Problem statement: From the first line of the data down to and including the line with "0.0900, 0.0889, 0.0886]", copy everything exactly, leaving out pictures.

Raw data:
= = = = = = =
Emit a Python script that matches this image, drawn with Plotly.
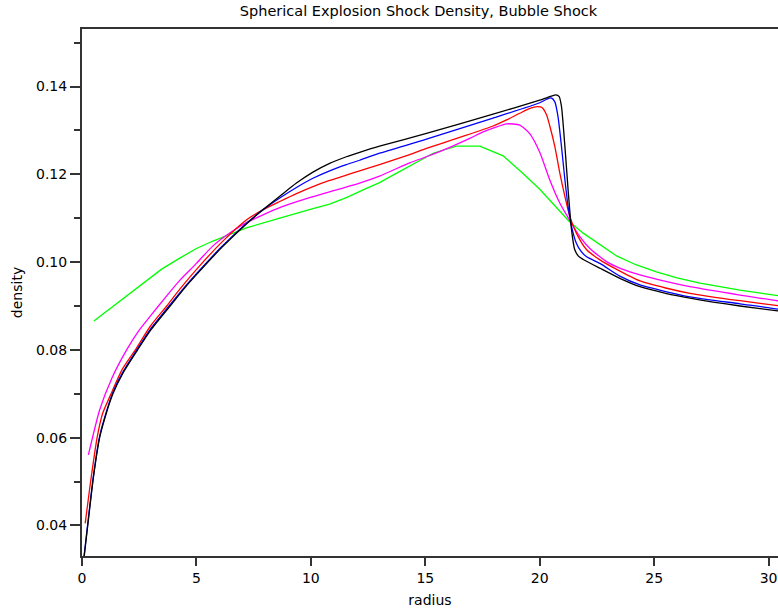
import plotly.graph_objects as go

# ---- data ----
black_x = [0.07, 0.25, 0.5, 0.77, 1.0, 1.35, 1.8, 2.43, 3.0, 3.85, 4.5, 5.08, 6.1, 7.18, 7.9, 8.64, 9.37, 10.09, 10.82, 11.55, 12.13, 13.0, 15.05, 17.96, 20.0, 20.5, 20.7, 20.85, 20.95, 21.1, 21.24, 21.39, 21.53, 21.7, 21.9, 22.63, 23.5, 24.38, 25.5, 26.56, 28.75, 30.4, 31.0]
black_y = [0.0318, 0.0400, 0.0510, 0.0600, 0.0645, 0.0700, 0.0748, 0.0800, 0.0845, 0.0900, 0.0942, 0.0976, 0.1033, 0.1087, 0.1119, 0.1150, 0.1180, 0.1205, 0.1225, 0.1240, 0.1250, 0.1264, 0.1293, 0.1337, 0.1369, 0.1378, 0.1381, 0.1377, 0.1354, 0.1263, 0.1164, 0.1073, 0.1028, 0.1013, 0.1006, 0.0986, 0.0963, 0.0944, 0.0929, 0.0918, 0.0900, 0.0889, 0.0886]

blue_x = [0.07, 0.25, 0.5, 0.77, 1.0, 1.35, 1.8, 2.43, 3.0, 3.85, 4.5, 5.08, 6.1, 7.18, 7.9, 8.64, 9.37, 10.09, 10.82, 11.55, 12.13, 13.0, 15.05, 17.96, 20.0, 20.3, 20.5, 20.66, 20.8, 20.95, 21.1, 21.24, 21.39, 21.6, 21.8, 22.05, 22.63, 23.5, 24.38, 25.5, 26.56, 28.75, 30.4, 31.0]
blue_y = [0.0321, 0.0403, 0.0513, 0.0603, 0.0648, 0.0703, 0.0751, 0.0803, 0.0848, 0.0903, 0.0944, 0.0978, 0.1035, 0.1088, 0.1119, 0.1146, 0.1170, 0.1191, 0.1208, 0.1222, 0.1232, 0.1248, 0.1280, 0.1328, 0.1363, 0.1371, 0.1374, 0.1365, 0.1331, 0.1263, 0.1187, 0.1126, 0.1081, 0.1043, 0.1025, 0.1012, 0.0997, 0.0968, 0.0948, 0.0933, 0.0921, 0.0905, 0.0893, 0.0890]

red_x = [0.14, 0.35, 0.66, 0.9, 1.27, 1.75, 2.33, 3.0, 3.7, 4.3, 5.08, 6.1, 7.18, 7.9, 8.64, 9.37, 10.09, 10.82, 11.55, 12.13, 13.0, 14.32, 15.05, 16.5, 17.96, 18.55, 19.13, 19.57, 19.9, 20.1, 20.3, 20.44, 20.66, 20.88, 21.1, 21.32, 21.6, 22.05, 22.63, 23.3, 24.38, 25.5, 26.56, 28.75, 30.4, 31.0]
red_y = [0.0405, 0.0490, 0.0600, 0.0655, 0.0700, 0.0755, 0.0800, 0.0855, 0.0900, 0.0940, 0.0988, 0.1045, 0.1096, 0.1119, 0.1138, 0.1156, 0.1172, 0.1186, 0.1198, 0.1208, 0.1222, 0.1245, 0.1259, 0.1284, 0.1310, 0.1324, 0.1339, 0.1350, 0.1354, 0.1352, 0.1335, 0.1310, 0.1263, 0.1202, 0.1149, 0.1103, 0.1066, 0.1028, 0.1005, 0.0985, 0.0957, 0.0941, 0.0929, 0.0912, 0.0901, 0.0898]

magenta_x = [0.28, 0.77, 1.3, 1.95, 2.5, 3.0, 3.62, 4.3, 5.0, 5.72, 6.5, 7.18, 8.64, 10.09, 11.55, 12.13, 13.0, 14.32, 15.05, 15.78, 16.94, 17.5, 17.96, 18.55, 19.13, 19.57, 20.0, 20.44, 20.88, 21.3, 21.75, 22.19, 22.92, 23.6, 24.38, 25.5, 26.56, 28.75, 30.4, 31.0]
magenta_y = [0.0561, 0.0663, 0.0735, 0.0800, 0.0845, 0.0878, 0.0918, 0.0960, 0.0997, 0.1037, 0.1068, 0.1090, 0.1124, 0.1149, 0.1171, 0.1180, 0.1196, 0.1226, 0.1240, 0.1255, 0.1282, 0.1296, 0.1305, 0.1315, 0.1312, 0.1292, 0.1250, 0.1187, 0.1134, 0.1096, 0.1058, 0.1031, 0.1001, 0.0984, 0.0971, 0.0956, 0.0944, 0.0925, 0.0912, 0.0909]

green_x = [0.52, 1.5, 2.5, 3.48, 4.27, 5.0, 5.72, 6.5, 7.18, 8.64, 9.07, 10.09, 10.82, 11.55, 12.26, 13.0, 13.59, 14.5, 15.34, 16.36, 17.38, 18.4, 19.27, 20.0, 20.44, 21.3, 21.9, 22.63, 23.36, 24.2, 25.1, 26.0, 27.0, 28.75, 30.4, 31.0]
green_y = [0.0866, 0.0905, 0.0945, 0.0984, 0.1009, 0.1031, 0.1048, 0.1064, 0.1078, 0.1100, 0.1107, 0.1122, 0.1132, 0.1147, 0.1164, 0.1181, 0.1198, 0.1224, 0.1248, 0.1264, 0.1264, 0.1242, 0.1202, 0.1166, 0.1141, 0.1092, 0.1066, 0.1039, 0.1014, 0.0994, 0.0978, 0.0964, 0.0952, 0.0936, 0.0923, 0.0919]

series = [
    ("green", green_x, green_y, "#00ff00", "linear"),
    ("magenta", magenta_x, magenta_y, "#ff00ff", "spline"),
    ("red", red_x, red_y, "#ff0000", "spline"),
    ("blue", blue_x, blue_y, "#0000ff", "spline"),
    ("black", black_x, black_y, "#000000", "spline"),
]

FONT = "DejaVu Sans, Verdana, sans-serif"

fig = go.Figure()
for name, xs, ys, col, shape in series:
    line = dict(color=col, width=1.3, shape=shape)
    if shape == "spline":
        line["smoothing"] = 0.6
    fig.add_trace(go.Scatter(x=xs, y=ys, mode="lines", name=name,
                             line=line, showlegend=False))

fig.update_layout(
    width=778, height=611,
    margin=dict(l=82, r=0, t=29, b=55),
    paper_bgcolor="white", plot_bgcolor="white",
    font=dict(family=FONT, size=14, color="#000"),
    title=dict(text="Spherical Explosion Shock Density, Bubble Shock",
               font=dict(family=FONT, size=14.5, color="#000"),
               x=418.5 / 778, xref="container", xanchor="center",
               y=1 - 10.5 / 611, yref="container", yanchor="middle"),
    xaxis=dict(range=[0, 30.41], tick0=0, dtick=5, ticks="outside",
               ticklen=8, tickwidth=1.5, tickcolor="#333",
               showline=True, linecolor="#333", linewidth=2, mirror=True,
               showgrid=False, zeroline=False,
               title=dict(text="radius", standoff=10,
                          font=dict(family=FONT, size=14))),
    yaxis=dict(range=[0.03305, 0.1531], tick0=0.04, dtick=0.02,
               tickformat=".2f", ticks="outside", ticklen=10,
               tickwidth=1.5, tickcolor="#333",
               minor=dict(tick0=0.03, dtick=0.01, ticks="outside",
                          ticklen=6, tickwidth=1.5, tickcolor="#333",
                          showgrid=False),
               showline=True, linecolor="#333", linewidth=2,
               showgrid=False, zeroline=False,
               title=dict(text="density", standoff=10,
                          font=dict(family=FONT, size=14))),
)

fig.write_html("out.html")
= = = = = = =
Response to this exercise:
Emit a Python script that matches this image, drawn with Plotly.
import plotly.graph_objects as go

# ---- data ----
black_x = [0.07, 0.25, 0.5, 0.77, 1.0, 1.35, 1.8, 2.43, 3.0, 3.85, 4.5, 5.08, 6.1, 7.18, 7.9, 8.64, 9.37, 10.09, 10.82, 11.55, 12.13, 13.0, 15.05, 17.96, 20.0, 20.5, 20.7, 20.85, 20.95, 21.1, 21.24, 21.39, 21.53, 21.7, 21.9, 22.63, 23.5, 24.38, 25.5, 26.56, 28.75, 30.4, 31.0]
black_y = [0.0318, 0.0400, 0.0510, 0.0600, 0.0645, 0.0700, 0.0748, 0.0800, 0.0845, 0.0900, 0.0942, 0.0976, 0.1033, 0.1087, 0.1119, 0.1150, 0.1180, 0.1205, 0.1225, 0.1240, 0.1250, 0.1264, 0.1293, 0.1337, 0.1369, 0.1378, 0.1381, 0.1377, 0.1354, 0.1263, 0.1164, 0.1073, 0.1028, 0.1013, 0.1006, 0.0986, 0.0963, 0.0944, 0.0929, 0.0918, 0.0900, 0.0889, 0.0886]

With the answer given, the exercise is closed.